ヒデのつぶやき映画評 ~マーチン・スコセッシ『沈黙』を観て~
マーチン・スコセッシ監督の映画『沈黙 サイレンス』を観た。
かつてスウェーデンの巨匠イングマール・ベルイマン監督の作品にも邦題が同じ『沈黙』という、神の不在を描いた映画があった。
遠藤周作の原作を読んでいない僕は『沈黙 サイレンス』も神の不在を描いた作品かと思っていたのだが、
映画を観ていくうちに、この作品は信仰の在り方を描いた映画であった。
キリスト教に対する徹底的な弾圧が行われた江戸時代に日本にやってきた、アンドリュー・ガーフィールド演じるポルトガル人宣教師ロドリゴは当初、弾圧され、貧しく生きる隠れキリシタン達の救いになる事に喜びを感じる。だが、生き延びる為に棄教を繰り返す、窪塚洋介演じるキチジローの密告により、幕府に囚われたロドリゴは自らをキリストに重ねていく。
そして殉教する事によって囚われた隠れキリシタン達を救おうとするのだが…。
無宗教の僕は、殉教という崇高さにキリスト教がやらかしてきた植民地主義的な支配の奢りやISのテロリズムの恐怖を感じてしまう。
しかし、奉行の井上(イッセー尾形が素晴らしい)はロドリゴに対して、棄教しなければ「お前のせいでキリシタンどもが苦しむのだ」と、
隠れキリシタン達を拷問にかけると迫るのだ。
ずっと沈黙していた神がそこで、ロドリゴに語る。
僕はこの映画に殉教と棄教という対比を凄く感じた。それは、教義と現実の矛盾という対比でもあり、ロドリゴとキチジローとの構図でもある。最初キリストとユダのようだった2人の対比は、棄教を繰り返し逃げ惑う「弱い人間」と軽蔑していたキチジローが、次第に自分の中に潜むもうひとりの自分、という構図に変わっていく。

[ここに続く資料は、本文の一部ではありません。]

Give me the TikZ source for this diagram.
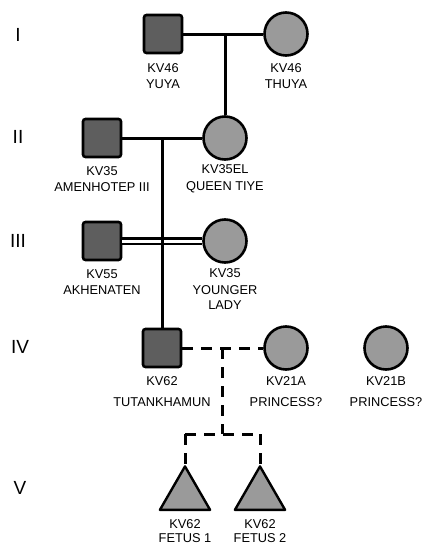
\documentclass[tikz,border=0pt]{standalone}
\usepackage{fontspec}
\setmainfont{Liberation Sans}
\usetikzlibrary{shapes.geometric}
\definecolor{malefill}{HTML}{5E5E5E}
\definecolor{femfill}{HTML}{9A9A9A}
\begin{document}
\begin{tikzpicture}[x=1pt,y=-1pt,
  male/.style={draw=black,line width=2.6pt,fill=malefill,rounded corners=2.5pt,minimum size=38pt,inner sep=0pt},
  female/.style={draw=black,line width=2.6pt,fill=femfill,circle,minimum size=43pt,inner sep=0pt},
  fetus/.style={draw=black,line width=2.4pt,fill=femfill,regular polygon,regular polygon sides=3,minimum size=58pt,inner sep=0pt,line join=round},
  lbl/.style={font=\fontsize{12.8}{15}\selectfont,align=center,inner sep=0pt},
  gen/.style={font=\fontsize{19}{22}\selectfont,inner sep=0pt},
  rel/.style={line width=3pt},
  drel/.style={line width=3pt,dash pattern=on 11pt off 8pt}
]
\useasboundingbox (0,0) rectangle (423,546);
% generation numerals
\node[gen] (g1) at (18,35) {I};
\node[gen] (g2) at (18,137) {II};
\node[gen] (g3) at (18,241) {III};
\node[gen] (g4) at (20,347) {IV};
\node[gen] (g5) at (20,488) {V};
% generation I
\node[male] (yuya) at (163,34) {};
\node[female] (thuya) at (286,34) {};
\node[lbl] (lyuya) at (163,76) {KV46\\[1.6pt]YUYA};
\node[lbl] (lthuya) at (286,76) {KV46\\[1.6pt]THUYA};
% generation II
\node[male] (amen) at (102,138) {};
\node[female] (tiye) at (225,138) {};
\node[lbl] (lamen) at (102,179) {KV35\\[1.6pt]AMENHOTEP III};
\node[lbl] (ltiye) at (225,179) {KV35EL\\[1.6pt]QUEEN TIYE};
% generation III
\node[male] (akh) at (102,241) {};
\node[female] (yl) at (225,241) {};
\node[lbl] (lakh) at (102,282) {KV55\\[1.6pt]AKHENATEN};
\node[lbl] (lyl) at (225,289) {KV35\\[1.6pt]YOUNGER\\LADY};
% generation IV
\node[male] (tut) at (162,348) {};
\node[female] (k21a) at (286,348) {};
\node[female] (k21b) at (386,348) {};
\node[lbl] (ltut) at (162,381) {KV62};
\node[lbl] (ltut2) at (162,402) {TUTANKHAMUN};
\node[lbl] (lk21a) at (286,381) {KV21A};
\node[lbl] (lk21a2) at (286,402) {PRINCESS?};
\node[lbl] (lk21b) at (386,381) {KV21B};
\node[lbl] (lk21b2) at (386,402) {PRINCESS?};
% generation V
\node[fetus,anchor=corner 1] (f1) at (185,464) {};
\node[fetus,anchor=corner 1] (f2) at (260,464) {};
\node[lbl,anchor=base] (lf1) at (185,528) {KV62};
\node[lbl,anchor=base] (lf1b) at (185,542.5) {FETUS 1};
\node[lbl,anchor=base] (lf2) at (260,528) {KV62};
\node[lbl,anchor=base] (lf2b) at (260,542.5) {FETUS 2};
% coordinates
\coordinate (m1) at (225,34);
\coordinate (m2) at (162,138);
\coordinate (m4) at (222,348);
\coordinate (s4) at (222,434);
\coordinate (s4a) at (185,434);
\coordinate (s4b) at (260,434);
% connectors
\draw[rel] (yuya.east) -- (thuya.west);
\draw[rel] (m1) -- (tiye.north);
\draw[rel] (amen.east) -- (tiye.west);
\draw[line width=2.4pt,double=white,double distance=3pt] (akh.east) -- (yl.west);
\draw[rel] (m2) -- (tut.north);
\draw[drel] (tut.east) -- (k21a.west);
\draw[drel] (m4) -- (s4);
\draw[drel] (s4a) -- (s4b);
\draw[drel] (s4a) -- (f1.corner 1);
\draw[drel] (s4b) -- (f2.corner 1);
\end{tikzpicture}
\end{document}
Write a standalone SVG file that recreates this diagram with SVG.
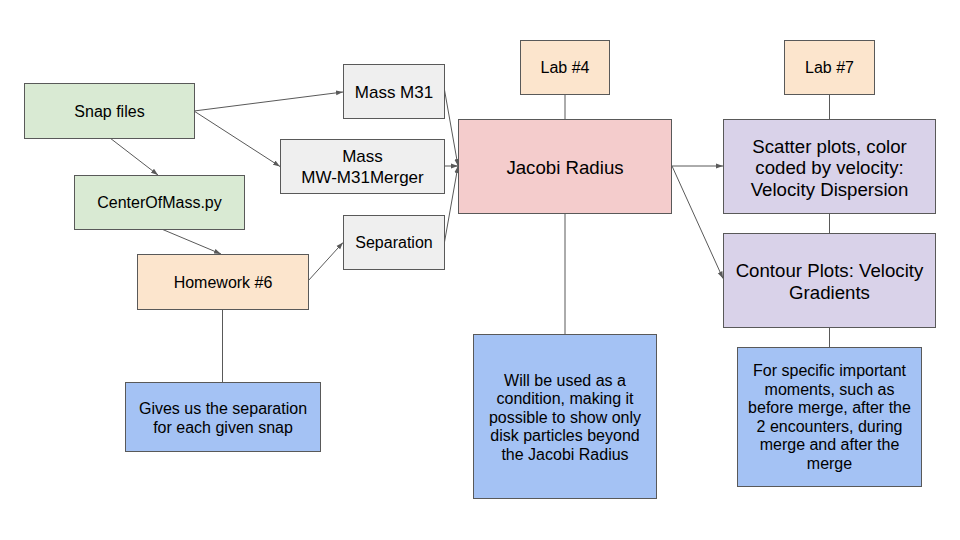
<svg xmlns="http://www.w3.org/2000/svg" width="960" height="540" viewBox="0 0 960 540">
<style>
  .box { stroke: #595959; stroke-width: 1; }
  .green { fill: #d9ead3; }
  .orange { fill: #fce5cd; }
  .gray { fill: #efefef; }
  .pink { fill: #f4cccc; }
  .purple { fill: #d9d2e9; }
  .blue { fill: #a4c2f4; }
  text { font-family: "Liberation Sans", Arial, sans-serif; font-size: 16px; fill: #000000; text-anchor: middle; }
  .big { font-size: 18.67px; }
  .mid { font-size: 17px; }
  .conn line { stroke: #595959; stroke-width: 1; fill: none; }
</style>
<defs>
  <marker id="arrow" markerUnits="userSpaceOnUse" markerWidth="8" markerHeight="6" refX="7" refY="3" orient="auto">
    <path d="M0,0.5 L7,3 L0,5.5 Z" fill="#595959"/>
  </marker>
</defs>
<rect width="960" height="540" fill="#ffffff"/>

<g id="connectors" class="conn">
  <line x1="194" y1="111" x2="343" y2="92" marker-end="url(#arrow)"/>
  <line x1="194" y1="111" x2="280" y2="166.5" marker-end="url(#arrow)"/>
  <line x1="110" y1="138" x2="158" y2="175" marker-end="url(#arrow)"/>
  <line x1="161.5" y1="229" x2="221" y2="254" marker-end="url(#arrow)"/>
  <line x1="308" y1="281" x2="343" y2="242.5" marker-end="url(#arrow)"/>
  <line x1="444.5" y1="90" x2="458" y2="166" marker-end="url(#arrow)"/>
  <line x1="444.5" y1="166" x2="458" y2="166" marker-end="url(#arrow)"/>
  <line x1="444.5" y1="242" x2="458" y2="166" marker-end="url(#arrow)"/>
  <line x1="565" y1="94" x2="565" y2="119"/>
  <line x1="672" y1="166" x2="723" y2="166" marker-end="url(#arrow)"/>
  <line x1="672" y1="166" x2="723" y2="278.5" marker-end="url(#arrow)"/>
  <line x1="829.5" y1="94" x2="829.5" y2="119"/>
  <line x1="829.5" y1="213" x2="829.5" y2="233"/>
  <line x1="829.5" y1="327" x2="829.5" y2="347"/>
  <line x1="565" y1="213" x2="565" y2="334"/>
  <line x1="222.5" y1="309" x2="222.5" y2="382"/>
</g>

<g id="snap-files">
  <rect class="box green" x="24.5" y="83.5" width="170" height="55"/>
  <text x="109.5" y="116.5">Snap files</text>
</g>
<g id="center-of-mass">
  <rect class="box green" x="74.5" y="175.5" width="170" height="54"/>
  <text x="159.5" y="208">CenterOfMass.py</text>
</g>
<g id="homework-6">
  <rect class="box orange" x="137.5" y="254.5" width="171" height="55"/>
  <text x="223" y="287.5">Homework #6</text>
</g>
<g id="mass-m31">
  <rect class="box gray" x="343.5" y="64.5" width="101" height="54"/>
  <text class="mid" x="394" y="97.5">Mass M31</text>
</g>
<g id="mass-mw-m31">
  <rect class="box gray" x="280.5" y="139.5" width="164" height="54"/>
  <text class="mid" x="362.5" y="161.5">Mass</text>
  <text class="mid" x="362.5" y="183">MW-M31Merger</text>
</g>
<g id="separation">
  <rect class="box gray" x="343.5" y="215.5" width="101" height="54"/>
  <text x="394" y="248">Separation</text>
</g>
<g id="jacobi-radius">
  <rect class="box pink" x="458.5" y="119.5" width="213" height="94"/>
  <text class="big" x="565" y="173.5">Jacobi Radius</text>
</g>
<g id="lab-4">
  <rect class="box orange" x="520.5" y="40.5" width="89" height="54"/>
  <text x="565" y="73">Lab #4</text>
</g>
<g id="lab-7">
  <rect class="box orange" x="784.5" y="40.5" width="90" height="54"/>
  <text x="829.5" y="73">Lab #7</text>
</g>
<g id="scatter-plots">
  <rect class="box purple" x="723.5" y="119.5" width="212" height="94"/>
  <text class="big" x="829.5" y="152.5">Scatter plots, color</text>
  <text class="big" x="829.5" y="174">coded by velocity:</text>
  <text class="big" x="829.5" y="196">Velocity Dispersion</text>
</g>
<g id="contour-plots">
  <rect class="box purple" x="723.5" y="233.5" width="212" height="94"/>
  <text class="big" x="829.5" y="276.5">Contour Plots: Velocity</text>
  <text class="big" x="829.5" y="298.5">Gradients</text>
</g>
<g id="gives-separation">
  <rect class="box blue" x="125.5" y="382.5" width="195" height="69"/>
  <text x="223" y="414">Gives us the separation</text>
  <text x="223" y="433">for each given snap</text>
</g>
<g id="jacobi-condition">
  <rect class="box blue" x="473.5" y="334.5" width="183" height="164"/>
  <text x="565" y="385.5">Will be used as a</text>
  <text x="565" y="404">condition, making it</text>
  <text x="565" y="422.5">possible to show only</text>
  <text x="565" y="441">disk particles beyond</text>
  <text x="565" y="459.5">the Jacobi Radius</text>
</g>
<g id="specific-moments">
  <rect class="box blue" x="737.5" y="347.5" width="184" height="139"/>
  <text x="829.5" y="376">For specific important</text>
  <text x="829.5" y="394.5">moments, such as</text>
  <text x="829.5" y="413">before merge, after the</text>
  <text x="829.5" y="431.5">2 encounters, during</text>
  <text x="829.5" y="450">merge and after the</text>
  <text x="829.5" y="468.5">merge</text>
</g>
</svg>
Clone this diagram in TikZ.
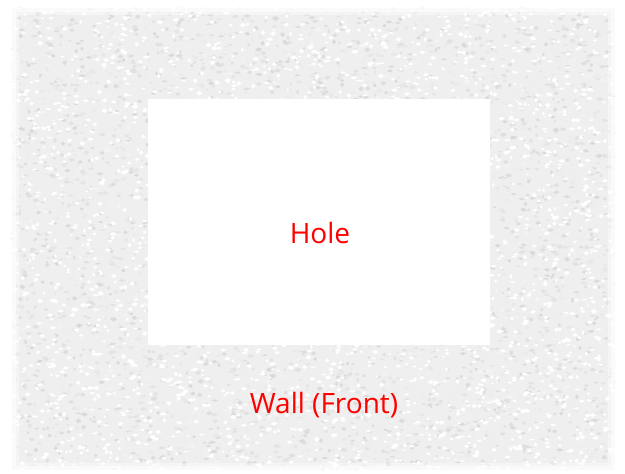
\documentclass[tikz,border=0pt]{standalone}
\usepackage{fontspec}
\setmainfont{Open Sans}
\definecolor{wallbase}{HTML}{EFEFEF}
\definecolor{labelred}{HTML}{FF0000}
\tikzset{
  speck/.style={draw=none},
  holebox/.style={fill=white, draw=none, inner sep=0pt, minimum width=342pt, minimum height=246pt},
  lbl/.style={text=labelred, font=\fontsize{28}{33}\selectfont, inner sep=0pt}
}
\begin{document}
\begin{tikzpicture}[x=1pt,y=-1pt]
\useasboundingbox (0,0) rectangle (625,474);
\fill[white] (0,0) rectangle (625,474);
% wall
\fill[wallbase] (12,8) rectangle (615,470);
\pgfmathsetseed{4217}
\foreach \i in {1,...,5000}{
  \pgfmathsetmacro\xx{12+603*rnd}
  \pgfmathsetmacro\yy{8+462*rnd}
  \pgfmathsetmacro\g{4+11*rnd}
  \pgfmathsetmacro\ra{1.3+2.4*rnd}
  \pgfmathsetmacro\rb{0.8+1.6*rnd}
  \pgfmathsetmacro\sk{1.6*rnd-0.8}
  \fill[speck, black!\g] (\xx-\ra,\yy+\sk) -- (\xx-\sk,\yy-\rb) -- (\xx+\ra,\yy-\sk) -- (\xx+\sk,\yy+\rb) -- cycle;
}
\foreach \i in {1,...,2500}{
  \pgfmathsetmacro\xx{12+603*rnd}
  \pgfmathsetmacro\yy{8+462*rnd}
  \pgfmathsetmacro\ra{1.3+2.2*rnd}
  \pgfmathsetmacro\rb{0.8+1.5*rnd}
  \pgfmathsetmacro\sk{1.6*rnd-0.8}
  \fill[speck, white] (\xx-\ra,\yy+\sk) -- (\xx-\sk,\yy-\rb) -- (\xx+\ra,\yy-\sk) -- (\xx+\sk,\yy+\rb) -- cycle;
}
% soft edges
\draw[white, opacity=0.6, line width=8pt] (12,8) rectangle (615,470);
\draw[white, opacity=0.4, line width=14pt] (12,8) rectangle (615,470);
% hole
\node[holebox] (hole) at (319,222) {};
\node[lbl] (holelabel) at (320,233) {Hole};
\node[lbl] (walllabel) at (324,405) {Wall (Front)};
\end{tikzpicture}
\end{document}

卑近で弱い中にこそ聖なるものがあるのではないかと変わっていくのだ。
それはベルイマンの『沈黙』で何も語らず、何もできず、ただ神の沈黙に苦しむ人々の全てを見ている少年が神の目線だったように。あるいはスコセッシの『最後の誘惑』でイエスが処刑される直前にマグダラのマリアとのありふれた幸せを夢見るように。
僕はキリスト教のまともな知識を持っていないので、もしかしたら非常にとんちんかんな感想なのかもしれないが、ロドリゴがキチジロー(弱さ)を許した時に、神の沈黙(神の弱さといったら語弊があるか)を受け入れられるということを、この映画は描いているように思えた。
日本の俳優たちの演技も素晴らしく、またステロタイプではなく、キリスト教を弾圧する側の理論もきちんとと描かれており、3時間近い作品ではあるが全く飽きずに観る事ができた。